From the New York Times comes a review of Richistan: A Journey Through the American Wealth Boom and the Lives of the New Rich by Robert Frank. "Frank argues that the rich are 'financial foreigners' within their own country. They have their own health care system, staffed by 'concierge doctors.' They have their own travel network of timeshare (or private) jets and destination clubs. For her birthday, one 11-year-old 'aristokid' pleads to fly commercial, 'to ride on a big plane with other people. I want to see what an airport looks like on the inside.'"... "On a more reassuring note, it's nice to learn that the rich suffer status anxiety, too. When Richistanis are asked how much money would make them feel secure, they inevitably choose a figure that is double their own net worth." And so on.
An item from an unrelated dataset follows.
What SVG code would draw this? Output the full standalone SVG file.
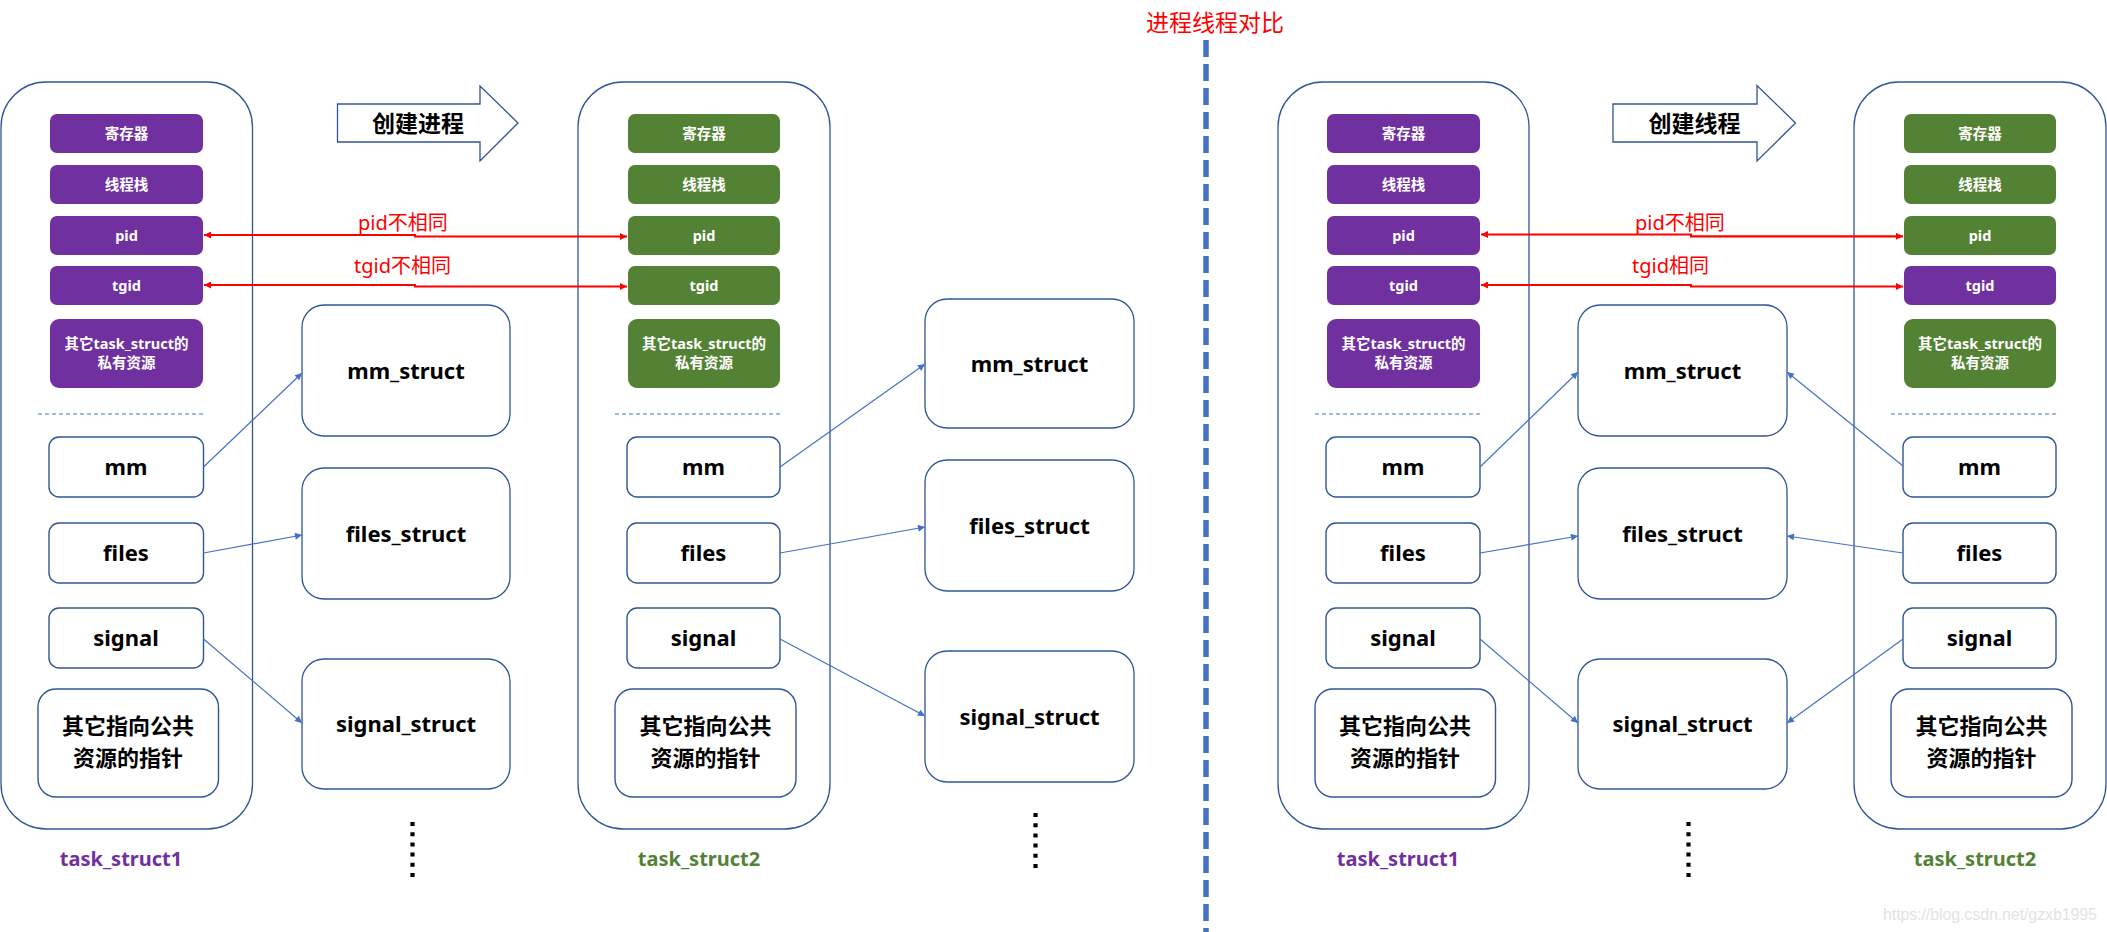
<svg xmlns="http://www.w3.org/2000/svg" width="2107" height="932" viewBox="0 0 2107 932">
<style>
  .cont{fill:#fff;stroke:#2F5597;stroke-width:1.3}
  .pur{fill:#7030A0}
  .grn{fill:#548235}
  .wt{fill:#fff;font-family:"Noto Sans","Noto Sans CJK SC",sans-serif;font-size:14.5px;font-weight:bold;text-anchor:middle}
  .box{fill:#fff;stroke:#2F5597;stroke-width:1.4}
  .bl{fill:#000;font-family:"Noto Sans","Noto Sans CJK SC",sans-serif;font-size:22px;font-weight:bold;text-anchor:middle}
  .cj{fill:#000;font-family:"Noto Sans CJK SC",sans-serif;font-size:23px;font-weight:bold;text-anchor:middle}
  .cp{fill:#000;font-family:"Noto Sans CJK SC",sans-serif;font-size:22px;font-weight:bold;text-anchor:middle}
  .dash{stroke:#4472C4;stroke-width:1.2;stroke-dasharray:4 3;fill:none}
  .dots{stroke:#000;stroke-width:4.2;stroke-dasharray:4 6.2;fill:none}
  .con{stroke:#4472C4;stroke-width:1.2;fill:none;marker-end:url(#ab)}
  .red{stroke:#FF0000;stroke-width:2.2;fill:none;marker-start:url(#rs);marker-end:url(#re)}
  .rt{fill:#FF0000;font-family:"Noto Sans","Noto Sans CJK SC",sans-serif;font-size:20px}
  .lab{font-family:"Noto Sans","Noto Sans CJK SC",sans-serif;font-size:20px;font-weight:bold;text-anchor:middle}
  .big{fill:#fff;stroke:#2F5597;stroke-width:1.3}
</style>
<defs>
  <marker id="ab" viewBox="0 0 10 10" refX="10" refY="5" markerWidth="8" markerHeight="7" markerUnits="userSpaceOnUse" orient="auto">
    <path d="M0,0 L10,5 L0,10 z" fill="#4472C4"/>
  </marker>
  <marker id="re" viewBox="0 0 10 10" refX="10" refY="5" markerWidth="8" markerHeight="7" markerUnits="userSpaceOnUse" orient="auto">
    <path d="M0,0 L10,5 L0,10 z" fill="#FF0000"/>
  </marker>
  <marker id="rs" viewBox="0 0 10 10" refX="0" refY="5" markerWidth="8" markerHeight="7" markerUnits="userSpaceOnUse" orient="auto">
    <path d="M10,0 L0,5 L10,10 z" fill="#FF0000"/>
  </marker>
</defs>
<rect width="2107" height="932" fill="#fff"/>

<!-- title and divider -->
<g id="title">
  <text x="1215" y="31" font-family="'Noto Sans CJK SC',sans-serif" font-size="23" fill="#FF0000" text-anchor="middle">进程线程对比</text>
</g>
<g id="divider">
  <line x1="1206" y1="40" x2="1206" y2="932" stroke="#4472C4" stroke-width="5.5" stroke-dasharray="17 7"/>
</g>

<!-- ===== Section 1: process ===== -->
<g id="task1a">
  <rect class="cont" x="1" y="82" width="251.5" height="747" rx="45"/>
  <rect class="pur" x="50" y="114" width="153" height="39" rx="7"/>
  <text class="wt" x="126.5" y="139">寄存器</text>
  <rect class="pur" x="50" y="165" width="153" height="39" rx="7"/>
  <text class="wt" x="126.5" y="190">线程栈</text>
  <rect class="pur" x="50" y="216" width="153" height="39" rx="7"/>
  <text class="wt" x="126.5" y="241">pid</text>
  <rect class="pur" x="50" y="266" width="153" height="39" rx="7"/>
  <text class="wt" x="126.5" y="291">tgid</text>
  <rect class="pur" x="50" y="319" width="153" height="69" rx="9"/>
  <text class="wt" x="126.5" y="349">其它task_struct的<tspan x="126.5" y="368">私有资源</tspan></text>
  <line class="dash" x1="38" y1="414" x2="204" y2="414"/>
  <rect class="box" x="49" y="437" width="154.5" height="60" rx="10"/>
  <text class="bl" x="126" y="475">mm</text>
  <rect class="box" x="49" y="523" width="154.5" height="60" rx="10"/>
  <text class="bl" x="126" y="561">files</text>
  <rect class="box" x="49" y="608" width="154.5" height="60" rx="10"/>
  <text class="bl" x="126" y="646">signal</text>
  <rect class="box" x="38" y="689" width="180.5" height="108" rx="18"/>
  <text class="cp" x="128" y="734">其它指向公共<tspan x="128" y="766">资源的指针</tspan></text>
  <text class="lab" x="121" y="866" fill="#7030A0">task_struct1</text>
</g>

<g id="arrowA">
  <polygon points="337.5,104 480,104 480,86 518,123 480,161 480,142 337.5,142" fill="#fff" stroke="#2F5597" stroke-width="1.3"/>
  <text class="cj" x="418" y="132">创建进程</text>
</g>

<g id="structsA">
  <rect class="big" x="302" y="305" width="208" height="131" rx="22"/>
  <text class="bl" x="406" y="379">mm_struct</text>
  <rect class="big" x="302" y="468" width="208" height="131" rx="22"/>
  <text class="bl" x="406" y="542">files_struct</text>
  <rect class="big" x="302" y="659" width="208" height="130" rx="22"/>
  <text class="bl" x="406" y="732">signal_struct</text>
  <line class="dots" x1="412.5" y1="822" x2="412.5" y2="880"/>
</g>

<g id="task2a">
  <rect class="cont" x="578" y="82" width="252" height="747" rx="45"/>
  <rect class="grn" x="628" y="114" width="152" height="39" rx="7"/>
  <text class="wt" x="704" y="139">寄存器</text>
  <rect class="grn" x="628" y="165" width="152" height="39" rx="7"/>
  <text class="wt" x="704" y="190">线程栈</text>
  <rect class="grn" x="628" y="216" width="152" height="39" rx="7"/>
  <text class="wt" x="704" y="241">pid</text>
  <rect class="grn" x="628" y="266" width="152" height="39" rx="7"/>
  <text class="wt" x="704" y="291">tgid</text>
  <rect class="grn" x="628" y="319" width="152" height="69" rx="9"/>
  <text class="wt" x="704" y="349">其它task_struct的<tspan x="704" y="368">私有资源</tspan></text>
  <line class="dash" x1="615" y1="414" x2="781" y2="414"/>
  <rect class="box" x="627" y="437" width="153" height="60" rx="10"/>
  <text class="bl" x="703.5" y="475">mm</text>
  <rect class="box" x="627" y="523" width="153" height="60" rx="10"/>
  <text class="bl" x="703.5" y="561">files</text>
  <rect class="box" x="627" y="608" width="153" height="60" rx="10"/>
  <text class="bl" x="703.5" y="646">signal</text>
  <rect class="box" x="615" y="689" width="181" height="108" rx="18"/>
  <text class="cp" x="705.5" y="734">其它指向公共<tspan x="705.5" y="766">资源的指针</tspan></text>
  <text class="lab" x="699" y="866" fill="#548235">task_struct2</text>
</g>

<g id="structsB">
  <rect class="big" x="925" y="299" width="209" height="129" rx="22"/>
  <text class="bl" x="1029.5" y="371.5">mm_struct</text>
  <rect class="big" x="925" y="460" width="209" height="131" rx="22"/>
  <text class="bl" x="1029.5" y="534">files_struct</text>
  <rect class="big" x="925" y="651" width="209" height="131" rx="22"/>
  <text class="bl" x="1029.5" y="724.5">signal_struct</text>
  <line class="dots" x1="1035.5" y1="813" x2="1035.5" y2="871"/>
</g>

<!-- ===== Section 2: thread ===== -->
<g id="task1b">
  <rect class="cont" x="1278" y="82" width="251" height="747" rx="45"/>
  <rect class="pur" x="1327" y="114" width="153" height="39" rx="7"/>
  <text class="wt" x="1403.5" y="139">寄存器</text>
  <rect class="pur" x="1327" y="165" width="153" height="39" rx="7"/>
  <text class="wt" x="1403.5" y="190">线程栈</text>
  <rect class="pur" x="1327" y="216" width="153" height="39" rx="7"/>
  <text class="wt" x="1403.5" y="241">pid</text>
  <rect class="pur" x="1327" y="266" width="153" height="39" rx="7"/>
  <text class="wt" x="1403.5" y="291">tgid</text>
  <rect class="pur" x="1327" y="319" width="153" height="69" rx="9"/>
  <text class="wt" x="1403.5" y="349">其它task_struct的<tspan x="1403.5" y="368">私有资源</tspan></text>
  <line class="dash" x1="1315" y1="414" x2="1481" y2="414"/>
  <rect class="box" x="1326" y="437" width="154" height="60" rx="10"/>
  <text class="bl" x="1403" y="475">mm</text>
  <rect class="box" x="1326" y="523" width="154" height="60" rx="10"/>
  <text class="bl" x="1403" y="561">files</text>
  <rect class="box" x="1326" y="608" width="154" height="60" rx="10"/>
  <text class="bl" x="1403" y="646">signal</text>
  <rect class="box" x="1315" y="689" width="180.5" height="108" rx="18"/>
  <text class="cp" x="1405" y="734">其它指向公共<tspan x="1405" y="766">资源的指针</tspan></text>
  <text class="lab" x="1398" y="866" fill="#7030A0">task_struct1</text>
</g>

<g id="arrowB">
  <polygon points="1613,104 1757,104 1757,85.5 1795.5,123 1757,161 1757,142 1613,142" fill="#fff" stroke="#2F5597" stroke-width="1.3"/>
  <text class="cj" x="1694.5" y="132">创建线程</text>
</g>

<g id="structsC">
  <rect class="big" x="1578" y="305" width="209" height="131" rx="22"/>
  <text class="bl" x="1682.5" y="379">mm_struct</text>
  <rect class="big" x="1578" y="468" width="209" height="131" rx="22"/>
  <text class="bl" x="1682.5" y="542">files_struct</text>
  <rect class="big" x="1578" y="659" width="209" height="130" rx="22"/>
  <text class="bl" x="1682.5" y="732">signal_struct</text>
  <line class="dots" x1="1688.5" y1="822" x2="1688.5" y2="880"/>
</g>

<g id="task2b">
  <rect class="cont" x="1854" y="82" width="252" height="747" rx="45"/>
  <rect class="grn" x="1904" y="114" width="152" height="39" rx="7"/>
  <text class="wt" x="1980" y="139">寄存器</text>
  <rect class="grn" x="1904" y="165" width="152" height="39" rx="7"/>
  <text class="wt" x="1980" y="190">线程栈</text>
  <rect class="grn" x="1904" y="216" width="152" height="39" rx="7"/>
  <text class="wt" x="1980" y="241">pid</text>
  <rect class="pur" x="1904" y="266" width="152" height="39" rx="7"/>
  <text class="wt" x="1980" y="291">tgid</text>
  <rect class="grn" x="1904" y="319" width="152" height="69" rx="9"/>
  <text class="wt" x="1980" y="349">其它task_struct的<tspan x="1980" y="368">私有资源</tspan></text>
  <line class="dash" x1="1891" y1="414" x2="2057" y2="414"/>
  <rect class="box" x="1903" y="437" width="153" height="60" rx="10"/>
  <text class="bl" x="1979.5" y="475">mm</text>
  <rect class="box" x="1903" y="523" width="153" height="60" rx="10"/>
  <text class="bl" x="1979.5" y="561">files</text>
  <rect class="box" x="1903" y="608" width="153" height="60" rx="10"/>
  <text class="bl" x="1979.5" y="646">signal</text>
  <rect class="box" x="1891" y="689" width="181" height="108" rx="18"/>
  <text class="cp" x="1981.5" y="734">其它指向公共<tspan x="1981.5" y="766">资源的指针</tspan></text>
  <text class="lab" x="1975" y="866" fill="#548235">task_struct2</text>
</g>

<!-- connectors -->
<g id="connectors">
  <path class="red" d="M204,235 H415 V236.5 H627"/>
  <path class="red" d="M204,285 H415 V286.5 H627"/>
  <path class="red" d="M1481,234.5 H1691 V236.3 H1903"/>
  <path class="red" d="M1481,285 H1691 V286.5 H1903"/>
  <line class="con" x1="203.5" y1="467" x2="302" y2="373"/>
  <line class="con" x1="203.5" y1="553" x2="302" y2="535"/>
  <line class="con" x1="203.5" y1="639" x2="302" y2="723"/>
  <line class="con" x1="780" y1="467" x2="925" y2="364"/>
  <line class="con" x1="780" y1="553" x2="925" y2="527"/>
  <line class="con" x1="780" y1="639" x2="925" y2="716"/>
  <line class="con" x1="1480" y1="467" x2="1578" y2="372"/>
  <line class="con" x1="1480" y1="553" x2="1578" y2="536"/>
  <line class="con" x1="1480" y1="639" x2="1578" y2="723"/>
  <line class="con" x1="1903" y1="466" x2="1787" y2="372"/>
  <line class="con" x1="1903" y1="553" x2="1787" y2="536"/>
  <line class="con" x1="1903" y1="639" x2="1787" y2="723"/>
</g>
<g id="edge-labels">
  <text class="rt" x="358" y="229.5">pid不相同</text>
  <text class="rt" x="354" y="273">tgid不相同</text>
  <text class="rt" x="1635" y="230">pid不相同</text>
  <text class="rt" x="1632" y="273">tgid相同</text>
</g>

<g id="watermark">
  <text x="1883" y="920" font-family="'Liberation Sans',sans-serif" font-size="16" fill="#e3e3e3" textLength="214">https://blog.csdn.net/gzxb1995</text>
</g>
</svg>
Looks like an interesting title. (link)

In a similar vein, the Times also reviews The Age of Abundance: How Prosperity Transformed America’s Politics and Culture written by Brink Lindsey. "Ever since mass affluence, a phenomenon without precedent in the human story, exploded upon postwar America, social and political theorists have wondered, and worried, about the moral and even the spiritual consequences of material conditions. Putting scarcity behind us has been pleasant, but has it been good for us -- meaning good for our souls?" This book looks at that question and others. “'Americans,' Lindsey writes, 'have become a different kind of people,' transformed by capitalism's fecundity. Although often 'derided for its superficial banality,' materialism has resulted in 'a flood tide of spiritual yearning.'" (link)

The Times of London and Literary Review both cover William Wilberforce: The Life of the Great Anti-Slave Campaigner by William Hague. "Hague is a politician, and he writes history in the way that politicians from Macaulay to Winston Churchill have always written it. This is history with a political purpose: to connect the present with the past. Free-flowing, authoritative and absorbing, he deserves to be read, partly as a counter to those politicians such as Tony Blair who have no sense of historical process, but above all because he tells a good story and tells it well." (link) and (link)

Also in the Times Christopher Hitchens reviews two new biographies on Hillary Clinton. "There is tragedy and comedy in this story, but tragedy and comedy are almost entirely lacking in the two vast tomes that have now appeared, both haunting and highlighting her campaign. Here it all is again: the familiar and dreary tale that lays bare the banality of most modern politics." (link)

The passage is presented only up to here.